The annual-mean T300 exhibited negative biases over the north Pacific and north Atlantic, with a maximum amplitude of up to 1 oC (Fig. 2c). By contrast, the bias in the equatorial regions is less than 0.5 oC, and smaller than those in other reanalysis products (Extended Data Fig. 7). In addition, even though the positive bias is observed over the southern ocean, its amplitude is generally smaller than those in other reanalysis products. As a result, the pattern correlation between the T300 in the DeepDA and those in EN4.2.2 is 0.8, which is similar to that shown by the other reanalysis products (Fig. 3d). The global-averaged standard deviation of the T300 climatology deviated from the global-mean value is slightly smaller than those of the EN4.2.2, however, this feature is quite common in many reanalysis products.
In addition to the annual-mean fields, the seasonal cycle of the SST and T300 is also well simulated in the DeepDA (Fig. 3e-3h). Similar to the annual-mean fields, the seasonal cycle of the SST, which is represented by the difference of the climatological SST during June-July-August (JJA) from that during December-January-February (DJF) season, is almost identical to the reference data (Fig. 3e and 3f). The seasonal difference in the T300 climatology is successfully reconstructed using the DeepDA, as the bias amplitude in most regions is less than 0.4 oC (Fig. 3g). The corresponding pattern correlation reaches 0.9, which is a similar degree to other reanalysis products (Fig. 3h). Note that the amplitude of the bias in T300 is generally larger than that in the SST in the DeepDA, basically due to the availability of a small number of subsurface observations to constrain the reanalysis fields. However, the other reanalysis products do not exhibit a similar issue (Extended Data Fig. 6 and Fig. 7). This is possibly due to the lack of dynamical processes to propagate the observation-sufficient surface signal into the subsurface in the DeepDA (e.g., vertical advection or diffusion processes).
To demonstrate the reanalysis quality in simulating the observed interannual variability, we calculated the temporal anomaly correlation of the monthly SST anomalies between the DeepDA reanalysis and the OISST V2 (Fig. 4a). The temporal correlation coefficient shows a maximum value of 0.9 over most of the globe, except for the southern ocean, where the number of availiable in situ observations is relatively low; this feature is similarly seen in the other reanalysis products (Extended Data Fig. 8). The realistic simulation of the SST variability in the DeepDA is confirmed by the eigenvector of the first Empirical Orthogonal Function (EOF) for each ocean basin (Fig. 4b and 4c), whose spatial distribution is similar to that of the reference data.

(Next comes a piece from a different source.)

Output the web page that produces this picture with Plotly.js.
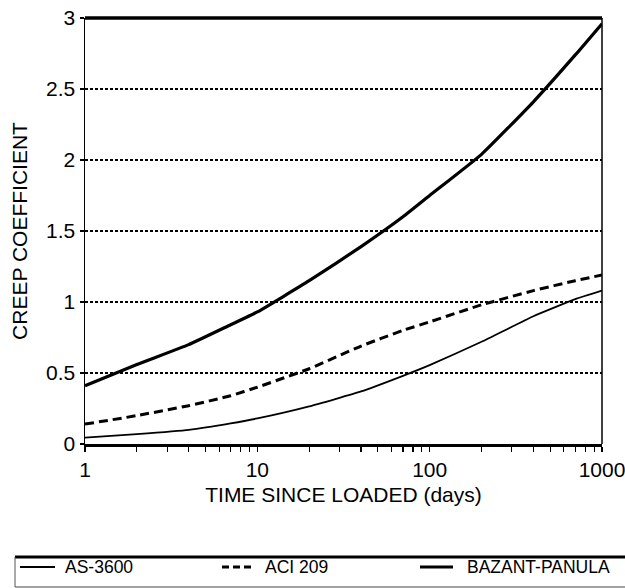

The anomaly correlation coefficients of the T300 anomalies between the DeepDA and the ENN4.2.2 are also calculated (Fig. 4d). The subsurface temperature anomaly variation in the DeepDA is generally well reproduced with a relatively higher correlation coefficient for the tropical and north Pacific regions, while a reduced correlation is visible over the tropical Atlantic and southern oceans. These spatial distributions of the correlation coefficients are common in the other reanalysis products (Extended Data Fig. 9)9 as well. Even though the systematic difference is shown over the South Pacific and Atlantic, the first EOF eigenvector of the T300 anomalies in the DeepDA is generally similar to the reference data (Fig. 4e and 4f). In particular, both the dominant variability and the detailed time-evolution of the T300 anomalies is almost idential over the equtorial Pacific (Fig. 4g and Extended Data Fig. 10 and Fig. 11), confirming that the equatorial Pacific variability is well simulated by the DeepDA.